Dec. 1, 2013 — -- For the next few weeks UPS, FedEx and the U.S. Postal Service will be working overtime to make sure you get your holiday gifts on time, but if Amazon CEO Jeff Bezos gets his way, in the future, it might be delivery drones working those extra hours.
In an interview with CBS's "60 Minutes" on Sunday evening, Bezos unveiled Amazon Prime Air, a service that delivers packages via autonomous drones. With the service, Bezos said he hopes that the company will be able to deliver packages into customers hands within 30 minutes of the time they place an order.
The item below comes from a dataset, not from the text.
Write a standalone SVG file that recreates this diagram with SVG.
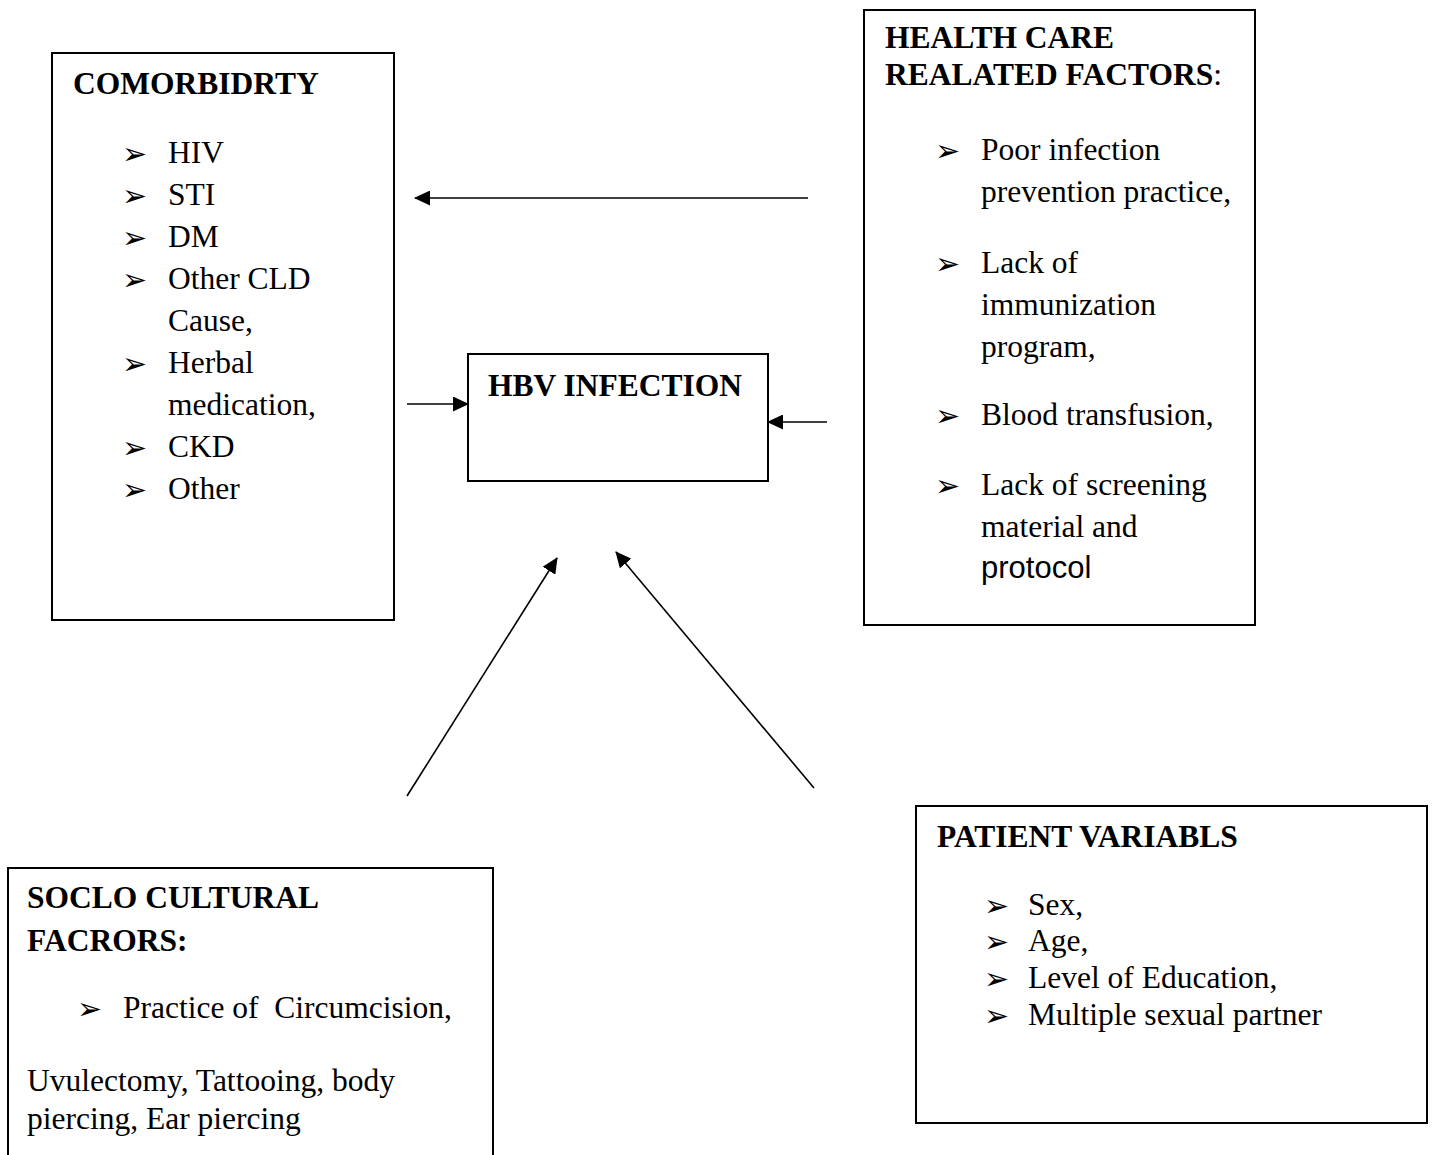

The package is pulled off the lines by the octocopter, and then using GPS it is directed to the delivery address. When it arrives it releases the package on the doorstep. Because the octocopter has eight blades, Bezos said, if one broke the drone would still be able to safely drop off a package. As many have remarked, it looks like something out of the Jetsons.
But the future will take some time to arrive, and it's not because of technology capabilities.
"The hardest challenge in making this happen is demonstrating to the standards of the FAA that this is a safe thing to do. This is years of additional work at this point," Bezos said.
The FAA's rules surrounding unmanned aerial vehicles could be in place as early as 2015, Amazon says.
Still Bezos seems to have no doubt that this is the future of shopping. In an interview with ABC News earlier this year, Bezos said that he counts on some of the core customer expectations when building Amazon's future.
"The most important things are the big pieces of stability -- the rocks in the future -- that you can count on. For example in Amazon's retail business, I know that people will want low prices 10 years from now. I know they will want fast delivery," he said.
And the drones seem to be the first step to that last goal mentioned by Bezos.
"I know this looks like science fiction -- it's not," Bezos told CBS. "It will work and it will happen. It's going to be a lot of fun."